| Exercise |
Output the first line of the listing and each line after it, up to and including the line that contains "(24,148) rectangle (1116.5,663);", exactly as written, minus the pictures.

| Dataset section |
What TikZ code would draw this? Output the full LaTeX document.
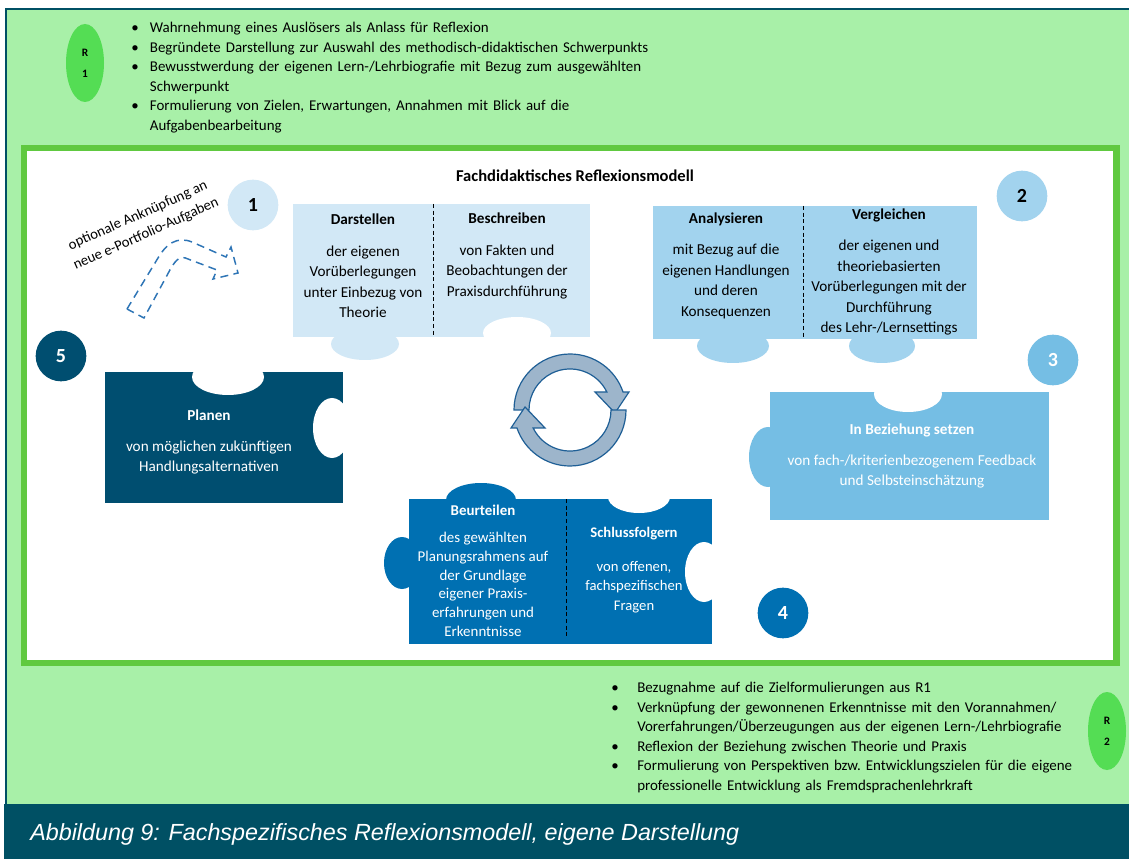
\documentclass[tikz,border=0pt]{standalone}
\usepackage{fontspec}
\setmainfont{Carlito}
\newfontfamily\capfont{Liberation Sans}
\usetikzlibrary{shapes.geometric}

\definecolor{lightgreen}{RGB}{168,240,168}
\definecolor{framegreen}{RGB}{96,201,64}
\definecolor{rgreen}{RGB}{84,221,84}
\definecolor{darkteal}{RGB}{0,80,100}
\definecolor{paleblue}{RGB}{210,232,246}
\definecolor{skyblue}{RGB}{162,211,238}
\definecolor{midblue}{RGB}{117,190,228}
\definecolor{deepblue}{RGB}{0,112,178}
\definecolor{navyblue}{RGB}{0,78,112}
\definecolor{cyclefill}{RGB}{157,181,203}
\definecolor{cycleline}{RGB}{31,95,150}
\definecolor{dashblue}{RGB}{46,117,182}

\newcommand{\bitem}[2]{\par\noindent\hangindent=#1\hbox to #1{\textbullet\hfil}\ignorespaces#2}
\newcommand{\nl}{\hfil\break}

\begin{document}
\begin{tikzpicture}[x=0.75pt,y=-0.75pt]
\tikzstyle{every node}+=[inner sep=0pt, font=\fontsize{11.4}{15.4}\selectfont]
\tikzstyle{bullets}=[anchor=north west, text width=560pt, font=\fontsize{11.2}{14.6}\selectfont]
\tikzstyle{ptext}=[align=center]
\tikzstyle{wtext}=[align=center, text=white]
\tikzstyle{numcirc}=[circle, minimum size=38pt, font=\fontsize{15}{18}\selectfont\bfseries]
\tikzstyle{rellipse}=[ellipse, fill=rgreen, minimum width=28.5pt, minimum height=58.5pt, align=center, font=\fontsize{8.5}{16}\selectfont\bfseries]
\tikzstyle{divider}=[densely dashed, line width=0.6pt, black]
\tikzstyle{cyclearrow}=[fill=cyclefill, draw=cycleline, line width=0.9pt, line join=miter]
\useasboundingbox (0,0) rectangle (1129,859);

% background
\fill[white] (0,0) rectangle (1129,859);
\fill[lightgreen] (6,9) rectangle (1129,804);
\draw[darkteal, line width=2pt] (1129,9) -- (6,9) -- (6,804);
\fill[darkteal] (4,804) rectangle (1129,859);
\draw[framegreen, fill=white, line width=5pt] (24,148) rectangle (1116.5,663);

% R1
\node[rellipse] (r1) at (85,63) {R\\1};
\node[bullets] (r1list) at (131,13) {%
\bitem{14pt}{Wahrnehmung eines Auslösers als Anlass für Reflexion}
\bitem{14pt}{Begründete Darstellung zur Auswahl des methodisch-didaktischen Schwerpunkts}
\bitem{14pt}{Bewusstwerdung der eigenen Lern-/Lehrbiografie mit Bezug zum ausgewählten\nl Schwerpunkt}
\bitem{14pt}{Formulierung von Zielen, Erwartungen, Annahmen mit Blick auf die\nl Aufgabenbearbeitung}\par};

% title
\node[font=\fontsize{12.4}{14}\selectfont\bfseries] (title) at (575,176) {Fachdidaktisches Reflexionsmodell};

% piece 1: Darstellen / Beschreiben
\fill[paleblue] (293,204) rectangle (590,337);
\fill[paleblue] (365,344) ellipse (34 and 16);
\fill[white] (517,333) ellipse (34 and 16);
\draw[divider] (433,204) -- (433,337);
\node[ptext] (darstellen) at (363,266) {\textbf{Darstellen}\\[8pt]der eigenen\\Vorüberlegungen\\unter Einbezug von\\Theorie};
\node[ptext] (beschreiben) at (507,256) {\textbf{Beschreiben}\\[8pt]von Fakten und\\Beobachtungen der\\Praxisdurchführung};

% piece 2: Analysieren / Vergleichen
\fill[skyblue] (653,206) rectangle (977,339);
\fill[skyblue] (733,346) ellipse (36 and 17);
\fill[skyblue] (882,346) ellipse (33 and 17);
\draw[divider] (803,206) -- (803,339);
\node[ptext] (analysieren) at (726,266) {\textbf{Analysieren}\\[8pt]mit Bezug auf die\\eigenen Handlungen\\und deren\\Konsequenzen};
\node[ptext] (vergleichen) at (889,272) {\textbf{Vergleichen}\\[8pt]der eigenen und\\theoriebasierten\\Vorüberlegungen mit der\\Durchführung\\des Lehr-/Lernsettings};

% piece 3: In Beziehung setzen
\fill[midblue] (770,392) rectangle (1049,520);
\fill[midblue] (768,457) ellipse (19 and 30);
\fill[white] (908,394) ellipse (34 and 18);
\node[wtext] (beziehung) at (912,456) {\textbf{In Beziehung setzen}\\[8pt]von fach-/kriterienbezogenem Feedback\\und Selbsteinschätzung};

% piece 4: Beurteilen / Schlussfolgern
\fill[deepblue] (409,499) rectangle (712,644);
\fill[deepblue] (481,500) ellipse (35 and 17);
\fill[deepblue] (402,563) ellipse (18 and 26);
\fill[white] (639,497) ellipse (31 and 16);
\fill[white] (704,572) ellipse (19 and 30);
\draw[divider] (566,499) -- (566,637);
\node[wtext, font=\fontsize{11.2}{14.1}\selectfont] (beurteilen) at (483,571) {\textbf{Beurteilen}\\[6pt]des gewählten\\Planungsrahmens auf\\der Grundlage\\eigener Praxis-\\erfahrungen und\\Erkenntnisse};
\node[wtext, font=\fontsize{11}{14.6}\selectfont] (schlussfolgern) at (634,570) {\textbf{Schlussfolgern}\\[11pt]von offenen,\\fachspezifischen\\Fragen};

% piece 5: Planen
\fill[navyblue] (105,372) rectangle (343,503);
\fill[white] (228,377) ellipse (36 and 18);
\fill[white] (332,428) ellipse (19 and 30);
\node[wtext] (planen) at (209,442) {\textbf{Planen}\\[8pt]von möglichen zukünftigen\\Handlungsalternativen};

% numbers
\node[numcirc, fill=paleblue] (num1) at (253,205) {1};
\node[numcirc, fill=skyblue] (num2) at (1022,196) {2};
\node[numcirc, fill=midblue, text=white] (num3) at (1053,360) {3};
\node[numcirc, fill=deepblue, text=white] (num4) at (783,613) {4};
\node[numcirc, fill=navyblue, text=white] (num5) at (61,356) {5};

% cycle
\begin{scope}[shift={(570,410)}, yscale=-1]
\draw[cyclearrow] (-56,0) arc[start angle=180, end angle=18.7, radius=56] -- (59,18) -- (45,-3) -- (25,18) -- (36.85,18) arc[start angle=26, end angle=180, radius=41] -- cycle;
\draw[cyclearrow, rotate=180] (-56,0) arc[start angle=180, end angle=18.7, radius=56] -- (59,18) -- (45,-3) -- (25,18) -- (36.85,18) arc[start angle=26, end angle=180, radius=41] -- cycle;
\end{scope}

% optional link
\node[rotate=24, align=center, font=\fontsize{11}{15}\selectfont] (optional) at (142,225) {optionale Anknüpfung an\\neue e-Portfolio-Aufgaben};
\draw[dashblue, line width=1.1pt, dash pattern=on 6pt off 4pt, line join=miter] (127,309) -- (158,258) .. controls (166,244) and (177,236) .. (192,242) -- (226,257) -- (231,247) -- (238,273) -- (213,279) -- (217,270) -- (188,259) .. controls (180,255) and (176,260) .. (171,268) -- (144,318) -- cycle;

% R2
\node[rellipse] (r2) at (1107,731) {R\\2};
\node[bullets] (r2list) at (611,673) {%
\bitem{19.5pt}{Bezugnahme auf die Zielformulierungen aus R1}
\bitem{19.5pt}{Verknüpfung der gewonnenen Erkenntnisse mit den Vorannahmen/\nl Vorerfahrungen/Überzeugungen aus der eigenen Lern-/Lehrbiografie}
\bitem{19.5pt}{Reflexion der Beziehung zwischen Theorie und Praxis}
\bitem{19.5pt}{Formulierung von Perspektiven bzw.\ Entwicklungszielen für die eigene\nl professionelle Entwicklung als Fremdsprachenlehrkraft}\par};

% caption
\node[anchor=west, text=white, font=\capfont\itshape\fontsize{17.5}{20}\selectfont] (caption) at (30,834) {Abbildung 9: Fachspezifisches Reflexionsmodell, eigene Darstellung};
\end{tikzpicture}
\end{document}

| Written solution |
What TikZ code would draw this? Output the full LaTeX document.
\documentclass[tikz,border=0pt]{standalone}
\usepackage{fontspec}
\setmainfont{Carlito}
\newfontfamily\capfont{Liberation Sans}
\usetikzlibrary{shapes.geometric}

\definecolor{lightgreen}{RGB}{168,240,168}
\definecolor{framegreen}{RGB}{96,201,64}
\definecolor{rgreen}{RGB}{84,221,84}
\definecolor{darkteal}{RGB}{0,80,100}
\definecolor{paleblue}{RGB}{210,232,246}
\definecolor{skyblue}{RGB}{162,211,238}
\definecolor{midblue}{RGB}{117,190,228}
\definecolor{deepblue}{RGB}{0,112,178}
\definecolor{navyblue}{RGB}{0,78,112}
\definecolor{cyclefill}{RGB}{157,181,203}
\definecolor{cycleline}{RGB}{31,95,150}
\definecolor{dashblue}{RGB}{46,117,182}

\newcommand{\bitem}[2]{\par\noindent\hangindent=#1\hbox to #1{\textbullet\hfil}\ignorespaces#2}
\newcommand{\nl}{\hfil\break}

\begin{document}
\begin{tikzpicture}[x=0.75pt,y=-0.75pt]
\tikzstyle{every node}+=[inner sep=0pt, font=\fontsize{11.4}{15.4}\selectfont]
\tikzstyle{bullets}=[anchor=north west, text width=560pt, font=\fontsize{11.2}{14.6}\selectfont]
\tikzstyle{ptext}=[align=center]
\tikzstyle{wtext}=[align=center, text=white]
\tikzstyle{numcirc}=[circle, minimum size=38pt, font=\fontsize{15}{18}\selectfont\bfseries]
\tikzstyle{rellipse}=[ellipse, fill=rgreen, minimum width=28.5pt, minimum height=58.5pt, align=center, font=\fontsize{8.5}{16}\selectfont\bfseries]
\tikzstyle{divider}=[densely dashed, line width=0.6pt, black]
\tikzstyle{cyclearrow}=[fill=cyclefill, draw=cycleline, line width=0.9pt, line join=miter]
\useasboundingbox (0,0) rectangle (1129,859);

% background
\fill[white] (0,0) rectangle (1129,859);
\fill[lightgreen] (6,9) rectangle (1129,804);
\draw[darkteal, line width=2pt] (1129,9) -- (6,9) -- (6,804);
\fill[darkteal] (4,804) rectangle (1129,859);
\draw[framegreen, fill=white, line width=5pt] (24,148) rectangle (1116.5,663);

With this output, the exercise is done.